Q: I read in a well known text that when the British P-14 Enfield rifle was converted from .303 British to .30-06 and manufactured as the U.S Model 1917 that the bore and rifling was left unchanged. Now, I’ve been told that this is incorrect. Surely bore and rifling would have been badly oversize enough to cause inaccurate shooting with .30-06 ammo, to say nothing of increased erosion due to gas blowby. Can you tell me whether the bore and rifling dimensions were changed or not?
Pat Donovan
A: Commonsense should tell you that they were changed. However, I’ve also seen it repeated in print that the original .303 bore and rifling were retained. This impression may have been due to the fact that the .303 style of rifling consisting of 5 lands and grooves of equal widths, really was retained.
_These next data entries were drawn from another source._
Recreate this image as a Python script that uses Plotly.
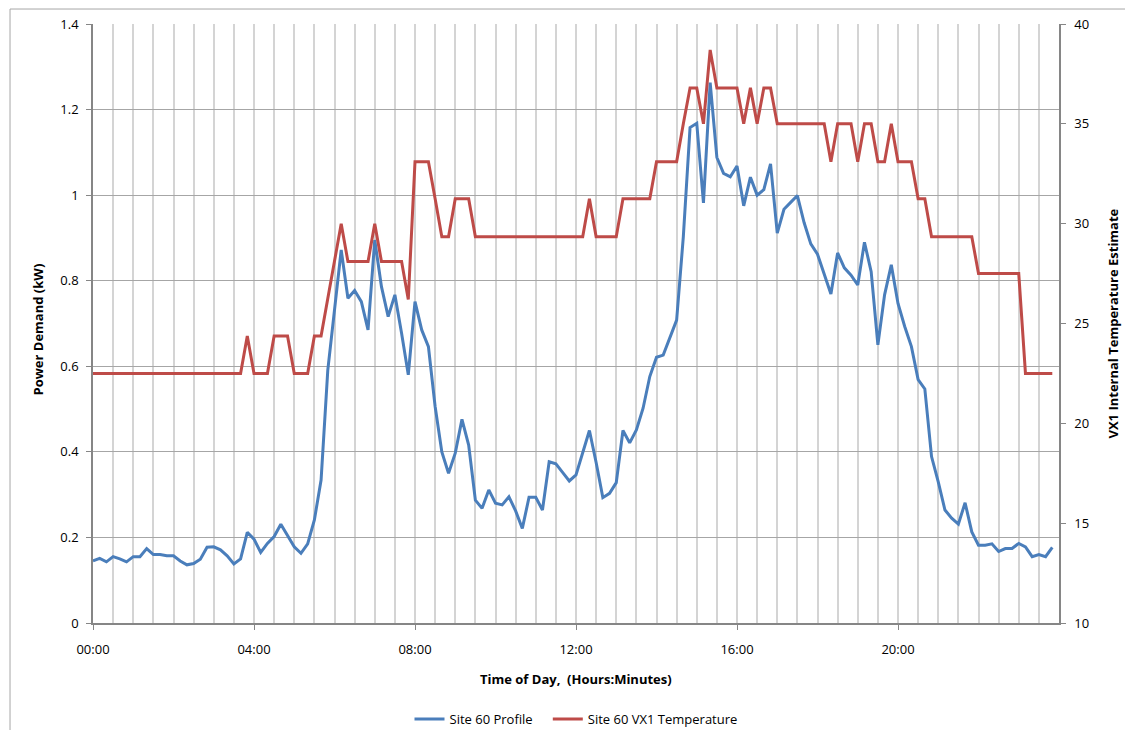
import plotly.graph_objects as go

# 10-minute sample times over one day
time_labels = [f"{h:02d}:{m:02d}" for h in range(24) for m in range(0, 60, 10)]

profile_kw = [
    0.145, 0.151, 0.143, 0.155, 0.150, 0.143, 0.155, 0.155, 0.174, 0.160,
    0.160, 0.157, 0.157, 0.145, 0.136, 0.139, 0.149, 0.177, 0.178, 0.171,
    0.157, 0.138, 0.150, 0.212, 0.196, 0.165, 0.186, 0.202, 0.231, 0.204,
    0.178, 0.163, 0.185, 0.241, 0.334, 0.591, 0.731, 0.872, 0.759, 0.777,
    0.751, 0.685, 0.895, 0.786, 0.716, 0.767, 0.677, 0.580, 0.751, 0.685,
    0.646, 0.506, 0.400, 0.350, 0.397, 0.476, 0.416, 0.287, 0.268, 0.311,
    0.280, 0.276, 0.295, 0.262, 0.221, 0.294, 0.294, 0.264, 0.377, 0.372,
    0.352, 0.332, 0.346, 0.399, 0.450, 0.375, 0.293, 0.303, 0.328, 0.450,
    0.421, 0.451, 0.502, 0.576, 0.621, 0.626, 0.668, 0.708, 0.903, 1.158,
    1.168, 0.982, 1.263, 1.088, 1.051, 1.043, 1.068, 0.975, 1.042, 1.000,
    1.013, 1.073, 0.911, 0.967, 0.983, 0.999, 0.936, 0.886, 0.862, 0.817,
    0.769, 0.865, 0.830, 0.813, 0.790, 0.890, 0.821, 0.650, 0.767, 0.837,
    0.747, 0.693, 0.646, 0.569, 0.547, 0.389, 0.330, 0.264, 0.245, 0.231,
    0.281, 0.213, 0.182, 0.182, 0.185, 0.167, 0.174, 0.174, 0.186, 0.178,
    0.155, 0.160, 0.155, 0.177,
]

vx1_temp = [
    22.5, 22.5, 22.5, 22.5, 22.5, 22.5, 22.5, 22.5, 22.5, 22.5,
    22.5, 22.5, 22.5, 22.5, 22.5, 22.5, 22.5, 22.5, 22.5, 22.5,
    22.5, 22.5, 22.5, 24.37, 22.5, 22.5, 22.5, 24.37, 24.37, 24.37,
    22.5, 22.5, 22.5, 24.37, 24.37, 26.25, 28.1, 30.0, 28.1, 28.1,
    28.1, 28.1, 30.0, 28.1, 28.1, 28.1, 28.1, 26.2, 33.1, 33.1,
    33.1, 31.25, 29.35, 29.35, 31.25, 31.25, 31.25, 29.35, 29.35, 29.35,
    29.35, 29.35, 29.35, 29.35, 29.35, 29.35, 29.35, 29.35, 29.35, 29.35,
    29.35, 29.35, 29.35, 29.35, 31.25, 29.35, 29.35, 29.35, 29.35, 31.25,
    31.25, 31.25, 31.25, 31.25, 33.1, 33.1, 33.1, 33.1, 35.0, 36.8,
    36.8, 35.0, 38.7, 36.8, 36.8, 36.8, 36.8, 35.0, 36.8, 35.0,
    36.8, 36.8, 35.0, 35.0, 35.0, 35.0, 35.0, 35.0, 35.0, 35.0,
    33.1, 35.0, 35.0, 35.0, 33.1, 35.0, 35.0, 33.1, 33.1, 35.0,
    33.1, 33.1, 33.1, 31.25, 31.25, 29.35, 29.35, 29.35, 29.35, 29.35,
    29.35, 29.35, 27.5, 27.5, 27.5, 27.5, 27.5, 27.5, 27.5, 22.5,
    22.5, 22.5, 22.5, 22.5,
]

tick_hours = [0, 4, 8, 12, 16, 20]
tick_text = ["00:00", "04:00", "08:00", "12:00", "16:00", "20:00"]


def to_hours(label):
    h, m = label.split(":")
    return int(h) + int(m) / 60.0


x_hours = [to_hours(t) for t in time_labels]

FONT = "Open Sans, Lato, Calibri, sans-serif"
AXIS_COLOR = "#868686"

fig = go.Figure()
fig.add_trace(go.Scatter(
    x=x_hours, y=profile_kw, mode="lines", name="Site 60 Profile&nbsp;&nbsp;&nbsp;",
    line=dict(color="#4A7EBB", width=3), yaxis="y",
))
fig.add_trace(go.Scatter(
    x=x_hours, y=vx1_temp, mode="lines", name="Site 60 VX1 Temperature",
    line=dict(color="#BE4B48", width=3), yaxis="y2",
))

# page has an 8px body margin: figure is 16px smaller than the window
fig.update_layout(
    width=1117, height=722,
    margin=dict(l=85, r=66, t=16, b=107),
    paper_bgcolor="white", plot_bgcolor="white",
    font=dict(family=FONT, size=13, color="#000000"),
    showlegend=True,
    legend=dict(orientation="h", x=0.5, xanchor="center",
                yref="container", y=0.0152, yanchor="middle",
                font=dict(size=13), itemwidth=30),
    xaxis=dict(
        range=[0, 24], tickmode="array", tickvals=tick_hours, ticktext=tick_text,
        showgrid=True, gridcolor="#d4d4d4", gridwidth=1.5,
        minor=dict(tick0=0, dtick=0.5, showgrid=True, gridcolor="#d4d4d4", gridwidth=1.5),
        showline=True, linecolor=AXIS_COLOR, linewidth=1.5,
        ticks="outside", ticklen=5, tickcolor=AXIS_COLOR, tickwidth=1,
        ticklabelstandoff=9, zeroline=False, automargin=False,
    ),
    yaxis=dict(
        range=[0, 1.4], dtick=0.2, tick0=0,
        showgrid=True, gridcolor="#a6a6a6", gridwidth=1,
        showline=True, linecolor=AXIS_COLOR, linewidth=1.5,
        ticks="outside", ticklen=5, tickcolor=AXIS_COLOR, tickwidth=1,
        ticklabelstandoff=5, zeroline=False, automargin=False,
    ),
    yaxis2=dict(
        range=[10, 40], dtick=5, tick0=10, overlaying="y", side="right",
        showgrid=False, showline=True, linecolor=AXIS_COLOR, linewidth=1.5,
        ticks="outside", ticklen=5, tickcolor=AXIS_COLOR, tickwidth=1,
        ticklabelstandoff=6, zeroline=False, automargin=False,
    ),
    annotations=[
        dict(text="Time of Day,&nbsp; (Hours:Minutes)", xref="paper", yref="paper",
             x=0.5, y=-0.0935, xanchor="center", yanchor="middle", showarrow=False,
             font=dict(size=13, family=FONT, weight="bold")),
        dict(text="Power Demand (kW)", xref="paper", yref="paper",
             x=-0.0569, y=0.49, xanchor="center", yanchor="middle", showarrow=False,
             textangle=-90, font=dict(size=13, family=FONT, weight="bold")),
        dict(text="VX1 Internal Temperature Estimate", xref="paper", yref="paper",
             x=1.0549, y=0.5, xanchor="center", yanchor="middle", showarrow=False,
             textangle=-90, font=dict(size=13, family=FONT, weight="bold")),
    ],
    shapes=[
        dict(type="rect", xref="paper", yref="paper",
             x0=-0.0859, y0=-0.3, x1=1.2, y1=1.025,
             line=dict(color="#a6a6a6", width=1), fillcolor="rgba(0,0,0,0)", layer="below"),
    ],
)

fig.write_html("out.html")
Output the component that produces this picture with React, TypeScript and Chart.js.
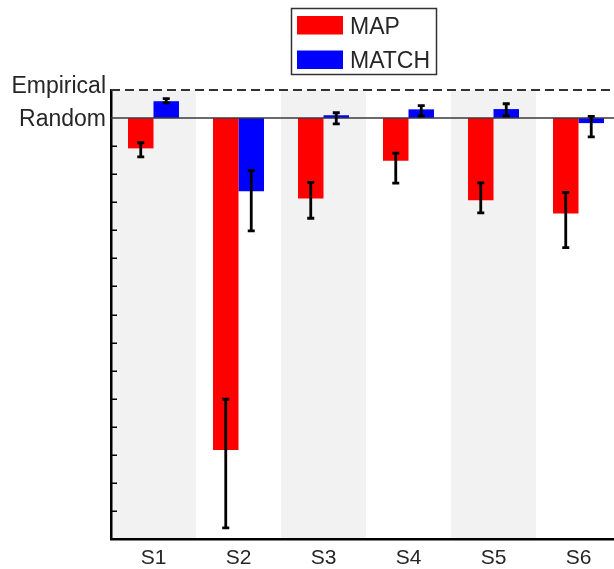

But to accommodate the .3085 diameter bullets of the .30-06, the bore was reduced from .303 to .300, and the groove depth was also reduced. The M-17 had a slightly greater depth of groove than in the Model 1903 Springfield, which has nominal dimensions of .300″ bore and .004″ groove diameter. But the Springfield rifling lands are narrow, only 1/3rd as wide as the grooves. This is all explained fully in Chapter II of Hatcher’s Notebook and it also mentions the fact that M-17 barrels regularly outlasted the 1903 Springfield ones.